Before we judge ourselves or others too harshly for doubting, we should understand that doubts and disbelief can actually be a part of our faith formation. I like what Rob Bell writes about doubts,
“For many people in our world, the opposite of faith is doubt. The goal, then, within this understanding, is to eliminate doubt. But faith and doubt aren’t opposites. Doubt is often a sign that your faith has a pulse, that it’s alive and well and exploring and searching. Faith and doubt aren’t opposites, they are, it turns out, excellent dance partners.”Rob Bell, What We Talk about When We Talk about God
Even if we don’t like to be on the dance floor, we know the dance. Our steps of belief are joined with our doubts. I also like how Henry David Thoreau once described doubt, how “Faith keeps many debts in her pay. If I could not doubt, I should not believe.” Doubts, like clouds, do come our way in the midst of our belief.
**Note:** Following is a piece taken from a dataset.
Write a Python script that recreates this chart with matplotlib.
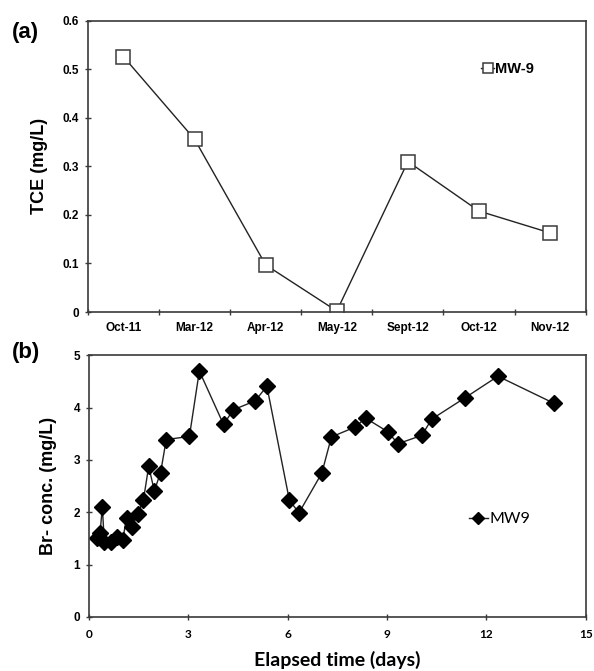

The clouds of doubt lift again, when the power of life burns through all of a sudden and we are surprised and startled by the joy of life once more. Like with the two who walked down the road to Emmaus with their fears and doubts only to discover Jesus had been walking with them all along, we too find him with us just as much in our doubting as with our believing. Jesus never leaves us alone with our doubts and disbelief. Like with Thomas the doubter, he doesn’t judge us for doubting. He moves right through the walls of it all with his risen body and demonstrates just how real he and his resurrected life are to us. We progress in our faith development as we walk on with the risen Jesus and his healed wounds, wherever he leads us.